Several Republicans, other than Taylor Greene, went out of their way to point out that their issue wasn't with Canada. The chair of the hearing, Dan Bishop of North Carolina, said: "They're friends — not anything other than that."

The problem, several Republicans said, was that the northern border is severely understaffed. Barely 10 per cent of U.S. Border Patrol Agents are stationed along the vast Canadian frontier, and even among that limited pool many are seconded for stints at the busier Mexican border.

The head of the U.S. Border Patrol Agents' union, Brandon Judd, said: "It's impossible to patrol the [northern] border." He said there's only one agent every 30 miles (48 kilometres).

Some speakers at the hearing referred to the new Canada-U.S. migration pact announced last week while U.S. President Joe Biden was in Ottawa, and suggested it benefited Canada more than the U.S. Others, the Democrats, referred to it as a good example of co-operation between two friendly countries.

What's next

There's no pressure on Canada, for now, to restore visa requirements on Mexicans. At issue is the fact that the country between Canada and Mexico, the U.S., requires a visa for Mexicans to enter.

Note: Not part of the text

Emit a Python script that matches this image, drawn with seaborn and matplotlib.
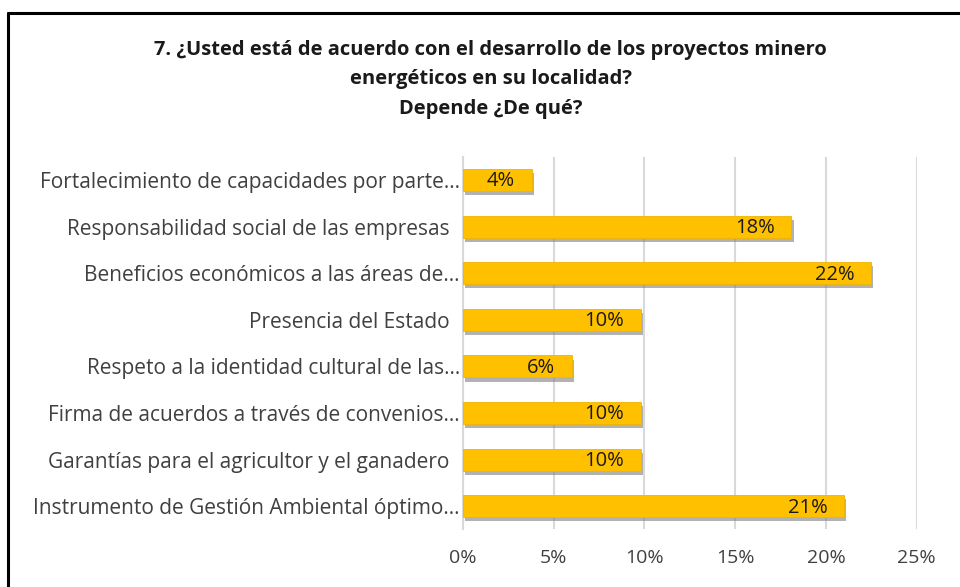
import matplotlib
matplotlib.use("Agg")
import matplotlib.pyplot as plt
import matplotlib.patheffects as pe
from matplotlib.ticker import PercentFormatter
import seaborn as sns
import pandas as pd

categorias = [
    "Fortalecimiento de capacidades por parte...",
    "Responsabilidad social de las empresas  ",
    "Beneficios económicos a las áreas de...",
    "Presencia del Estado  ",
    "Respeto a la identidad cultural de las...",
    "Firma de acuerdos a través de convenios...",
    "Garantías para el agricultor y el ganadero  ",
    "Instrumento de Gestión Ambiental óptimo...",
]
valores = [3.8, 18.1, 22.5, 9.8, 6.0, 9.8, 9.8, 21.0]
etiquetas = ["4%", "18%", "22%", "10%", "6%", "10%", "10%", "21%"]
ticks_x = [0, 5, 10, 15, 20, 25]

titulo = ("7. ¿Usted está de acuerdo con el desarrollo de los proyectos minero\n"
          "energéticos en su localidad?\n"
          "Depende ¿De qué?")

sns.set_style("white")
plt.rcParams['font.family'] = ['Open Sans', 'DejaVu Sans']

df = pd.DataFrame({"categoria": categorias, "valor": valores})

fig = plt.figure(figsize=(9.6, 5.87), dpi=100)
ax = fig.add_axes([0.482, 0.098, 0.473, 0.635])

sns.barplot(data=df, x="valor", y="categoria", orient="h", color="#FFC000",
            width=0.47, edgecolor="#F0B400", linewidth=0.6, saturation=1, ax=ax)

for bar in ax.patches:
    bar.set_path_effects([pe.SimplePatchShadow(offset=(1.5, -3), shadow_rgbFace="#7f7f7f", alpha=0.6),
                          pe.Normal()])
    bar.set_zorder(3)

for bar, txt in zip(ax.patches, etiquetas):
    ax.annotate(txt, (bar.get_x() + bar.get_width(), bar.get_y() + bar.get_height() / 2),
                xytext=(-12, -1), textcoords="offset points", ha="right", va="center",
                fontsize=14.5, color="#1a1a1a", zorder=5)

ax.set_xlim(0, 25)
ax.set_xticks(ticks_x)
ax.xaxis.set_major_formatter(PercentFormatter(decimals=0))
ax.grid(axis="x", color="#d9d9d9", linewidth=1.5, zorder=0)
ax.set_axisbelow(True)
for s in ["top", "right", "bottom"]:
    ax.spines[s].set_visible(False)
ax.spines["left"].set_color("#d9d9d9")
ax.spines["left"].set_linewidth(1.5)
ax.set_xlabel("")
ax.set_ylabel("")
ax.tick_params(axis="x", length=0, pad=14, labelsize=14, labelcolor="#404040")
ax.tick_params(axis="y", length=0, pad=2, labelsize=15, labelcolor="#404040")

fig.text(0.511, 0.932, titulo, ha="center", va="top", fontsize=14.5,
         fontweight="bold", color="#1a1a1a", linespacing=1.62)

# marco exterior (recortado a la derecha y abajo)
fig.add_artist(plt.Line2D([0.0085, 0.0085], [0, 0.978], color="black", linewidth=2.2,
                          transform=fig.transFigure))
fig.add_artist(plt.Line2D([0.0085, 1.0], [0.978, 0.978], color="black", linewidth=2.2,
                          transform=fig.transFigure))

fig.savefig("out.png", dpi=100)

This was a major irritant years ago. The Harper government created a visa requirement for Mexicans. The Trudeau government relaxed it.

Christinne Muschi/Reuters
Christinne Muschi/Reuters

Some U.S. immigration-watchers have been wondering whether the pressure from the U.S. could come for a policy switch.

Taylor Greene most certainly does not speak for the Biden administration, or for the Democrats who control the Senate, or even for many in her party; but she has a knack, sometimes, for serving as a bellwether of where her party is heading.